> **Information provided**:
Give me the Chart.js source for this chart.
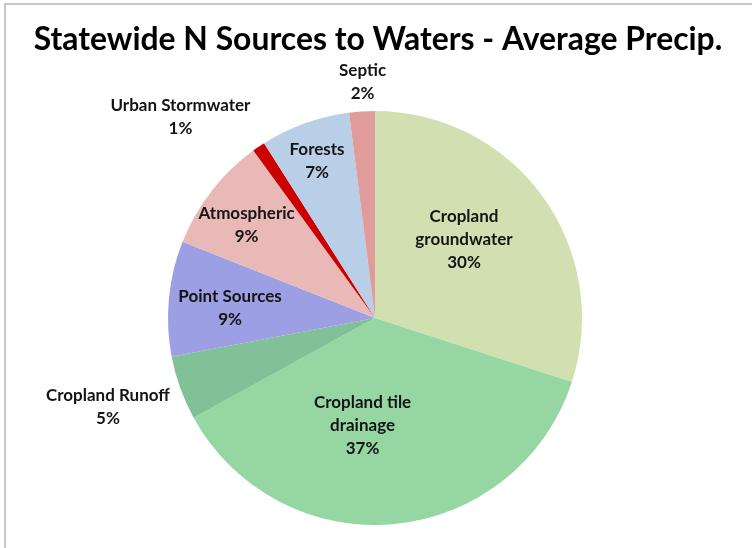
<!DOCTYPE html>
<html>
  <head>
    <script src="https://cdn.jsdelivr.net/npm/chart.js"></script>
    <style>
      body { margin: 0; background: #ffffff; }
    </style>
  </head>

  <body>
    <canvas id="pie" width="752" height="548"></canvas>
  </body>

  <script>
    // slices, clockwise from 12 o'clock
    const categories = [
      "Cropland groundwater",
      "Cropland tile drainage",
      "Cropland Runoff",
      "Point Sources",
      "Atmospheric",
      "Urban Stormwater",
      "Forests",
      "Septic",
    ];
    const percents = [30, 37, 5, 9, 9, 1, 7, 2];
    const labelLines = [
      ["Cropland", "groundwater"],
      ["Cropland tile", "drainage"],
      ["Cropland Runoff"],
      ["Point Sources"],
      ["Atmospheric"],
      ["Urban Stormwater"],
      ["Forests"],
      ["Septic"],
    ];
    const title = "Statewide N Sources to Waters - Average Precip.";

    var colour_list = [
      "#d2e0b1",
      "#95d6a2",
      "#82c197",
      "#9d9fe4",
      "#e9b9b8",
      "#cc0000",
      "#b9cfe7",
      "#e09c9b",
    ];

    // label centre, relative to pie centre, in units of the radius
    var label_pos = [
      [0.43, -0.38],
      [-0.06, 0.52],
      [-1.29, 0.43],
      [-0.7, -0.05],
      [-0.62, -0.45],
      [-0.94, -0.97],
      [-0.28, -0.76],
      [-0.06, -1.14],
    ];

    const labelFont = "bold 17px Lato";
    const lineH = 23;

    const framePlugin = {
      id: "frame",
      beforeDraw(chart) {
        const c = chart.ctx;
        c.save();
        c.fillStyle = "#ffffff";
        c.fillRect(0, 0, chart.width, chart.height);
        c.strokeStyle = "#c8c8c8";
        c.lineWidth = 2;
        c.beginPath();
        c.moveTo(5, chart.height);
        c.lineTo(5, 4);
        c.lineTo(chart.width, 4);
        c.stroke();

        // title, sized to span the same width as the original
        c.fillStyle = "#000000";
        c.textAlign = "center";
        c.textBaseline = "alphabetic";
        let size = 32;
        c.font = `bold ${size}px Lato`;
        const w = c.measureText(title).width;
        size = size * 689 / w;
        c.font = `bold ${size}px Lato`;
        c.fillText(title, 378, 50);
        c.restore();
      },
    };

    const labelPlugin = {
      id: "sliceLabels",
      afterDatasetsDraw(chart) {
        const c = chart.ctx;
        const meta = chart.getDatasetMeta(0);
        c.save();
        c.font = labelFont;
        c.fillStyle = "#141414";
        c.textAlign = "center";
        c.textBaseline = "middle";
        meta.data.forEach((arc, i) => {
          const r = arc.outerRadius;
          const cx = arc.x + label_pos[i][0] * r;
          const cy = arc.y + label_pos[i][1] * r;
          const lines = labelLines[i].concat([percents[i] + "%"]);
          const top = cy - ((lines.length - 1) * lineH) / 2;
          lines.forEach((t, k) => c.fillText(t, cx, top + k * lineH));
        });
        c.restore();
      },
    };

    const ctx = document.getElementById("pie").getContext("2d");

    const chart = new Chart(ctx, {
      type: "pie",
      data: {
        labels: categories,
        datasets: [
          {
            data: percents,
            backgroundColor: colour_list,
            borderWidth: 0,
          },
        ],
      },
      options: {
        responsive: false,
        animation: false,
        layout: {
          padding: { top: 111, bottom: 23, left: 168, right: 170 },
        },
        plugins: {
          legend: { display: false },
          title: { display: false },
          tooltip: { enabled: false },
        },
      },
      plugins: [framePlugin, labelPlugin],
    });
  </script>
</html>
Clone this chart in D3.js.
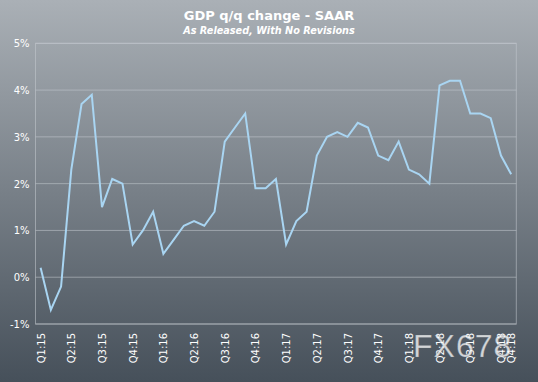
<!DOCTYPE html>
<html><head><meta charset="utf-8">
<script src="https://cdn.jsdelivr.net/npm/d3@7"></script>
<style>html,body{margin:0;padding:0;background:#48525b;}svg{display:block;}</style>
</head><body>
<script>
const quarters = ["Q1:15","Q2:15","Q3:15","Q4:15","Q1:16","Q2:16","Q3:16","Q4:16",
  "Q1:17","Q2:17","Q3:17","Q4:17","Q1:18","Q2:18","Q3:18","Q4:18"];
// advance, second, third estimates per quarter (Q4:18 has two releases)
const releases = [
  [0.2,-0.7,-0.2],[2.3,3.7,3.9],[1.5,2.1,2.0],[0.7,1.0,1.4],
  [0.5,0.8,1.1],[1.2,1.1,1.4],[2.9,3.2,3.5],[1.9,1.9,2.1],
  [0.7,1.2,1.4],[2.6,3.0,3.1],[3.0,3.3,3.2],[2.6,2.5,2.9],
  [2.3,2.2,2.0],[4.1,4.2,4.2],[3.5,3.5,3.4],[2.6,2.2]
];
const yTicks = [-1,0,1,2,3,4,5];
const titleText = "GDP q/q change - SAAR";
const subtitleText = "As Released, With No Revisions";
const watermark = "FX678";

const points = [];
releases.forEach((arr,qi)=>arr.forEach((v,j)=>points.push({id:qi+"-"+j, q:quarters[qi], first:j===0, v})));

const W=538,H=382;
const svg=d3.select("body").append("svg").attr("width",W).attr("height",H);
const defs=svg.append("defs");
const g=defs.append("linearGradient").attr("id","bg").attr("x1",0).attr("y1",0).attr("x2",0).attr("y2",1);
g.append("stop").attr("offset","0%").attr("stop-color","#aab0b6");
g.append("stop").attr("offset","100%").attr("stop-color","#46505a");
svg.append("rect").attr("width",W).attr("height",H).attr("fill","url(#bg)");

const L=35.5,R=516.3,T=43.3,B=324;
const x=d3.scalePoint().domain(points.map(p=>p.id)).range([L,R]).padding(0.5);
const y=d3.scaleLinear().domain([-1,5]).range([B,T]);

// gridlines
svg.append("g").selectAll("line").data(yTicks).join("line")
  .attr("x1",L).attr("x2",R).attr("y1",d=>y(d)).attr("y2",d=>y(d))
  .attr("stroke","#c4cacf").attr("stroke-opacity",0.55).attr("stroke-width",1);
svg.append("rect").attr("x",L).attr("y",T).attr("width",R-L).attr("height",B-T)
  .attr("fill","none").attr("stroke","#c4cacf").attr("stroke-opacity",0.55);

// y axis
const yAxis=d3.axisLeft(y).tickValues(yTicks).tickFormat(d=>d+"%").tickSize(0).tickPadding(6);
const ya=svg.append("g").attr("transform",`translate(${L},0)`).call(yAxis);
ya.select(".domain").remove();
ya.selectAll("text").attr("fill","#ffffff").attr("font-family","DejaVu Sans")
  .attr("font-size",10).attr("dy","0.35em");

// x axis
const lastId=points[points.length-1].id;
const xAxis=d3.axisBottom(x).tickSize(0)
  .tickValues(points.filter(p=>p.first||p.id===lastId).map(p=>p.id))
  .tickFormat(id=>points.find(p=>p.id===id).q);
const xa=svg.append("g").attr("transform",`translate(0,${B})`).call(xAxis);
xa.select(".domain").remove();
xa.selectAll("text").attr("fill","#ffffff").attr("font-family","DejaVu Sans").attr("font-size",10)
  .attr("transform","rotate(-90)").attr("text-anchor","end")
  .attr("x",-9).attr("y",0).attr("dy","0.35em");

// line
const line=d3.line().x(d=>x(d.id)).y(d=>y(d.v));
svg.append("path").datum(points).attr("d",line).attr("fill","none")
  .attr("stroke","#a9d5f2").attr("stroke-width",2).attr("stroke-linejoin","miter");

// titles
svg.append("text").attr("x",269).attr("y",20).attr("text-anchor","middle")
  .attr("font-family","DejaVu Sans").attr("font-weight","bold").attr("font-size",13)
  .attr("fill","#ffffff").text(titleText);
svg.append("text").attr("x",269).attr("y",34).attr("text-anchor","middle")
  .attr("font-family","DejaVu Sans").attr("font-weight","bold").attr("font-style","italic")
  .attr("font-size",9.7).attr("fill","#ffffff").text(subtitleText);

// watermark
svg.append("text").attr("x",413).attr("y",357)
  .attr("font-family","Liberation Sans").attr("font-size",32)
  .attr("fill","#ffffff").attr("fill-opacity",0.75).attr("stroke","#5b646c").attr("stroke-opacity",0.4)
  .attr("stroke-width",0.6).attr("letter-spacing",1).text(watermark);
</script>
</body></html>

> **What the task asks**: Give back exactly the lines from the first line of the data through the line with "N Sources to", pictures excluded.

> **Correct answer**:
Give me the Chart.js source for this chart.
<!DOCTYPE html>
<html>
  <head>
    <script src="https://cdn.jsdelivr.net/npm/chart.js"></script>
    <style>
      body { margin: 0; background: #ffffff; }
    </style>
  </head>

  <body>
    <canvas id="pie" width="752" height="548"></canvas>
  </body>

  <script>
    // slices, clockwise from 12 o'clock
    const categories = [
      "Cropland groundwater",
      "Cropland tile drainage",
      "Cropland Runoff",
      "Point Sources",
      "Atmospheric",
      "Urban Stormwater",
      "Forests",
      "Septic",
    ];
    const percents = [30, 37, 5, 9, 9, 1, 7, 2];
    const labelLines = [
      ["Cropland", "groundwater"],
      ["Cropland tile", "drainage"],
      ["Cropland Runoff"],
      ["Point Sources"],
      ["Atmospheric"],
      ["Urban Stormwater"],
      ["Forests"],
      ["Septic"],
    ];
    const title = "Statewide N Sources to Waters - Average Precip.";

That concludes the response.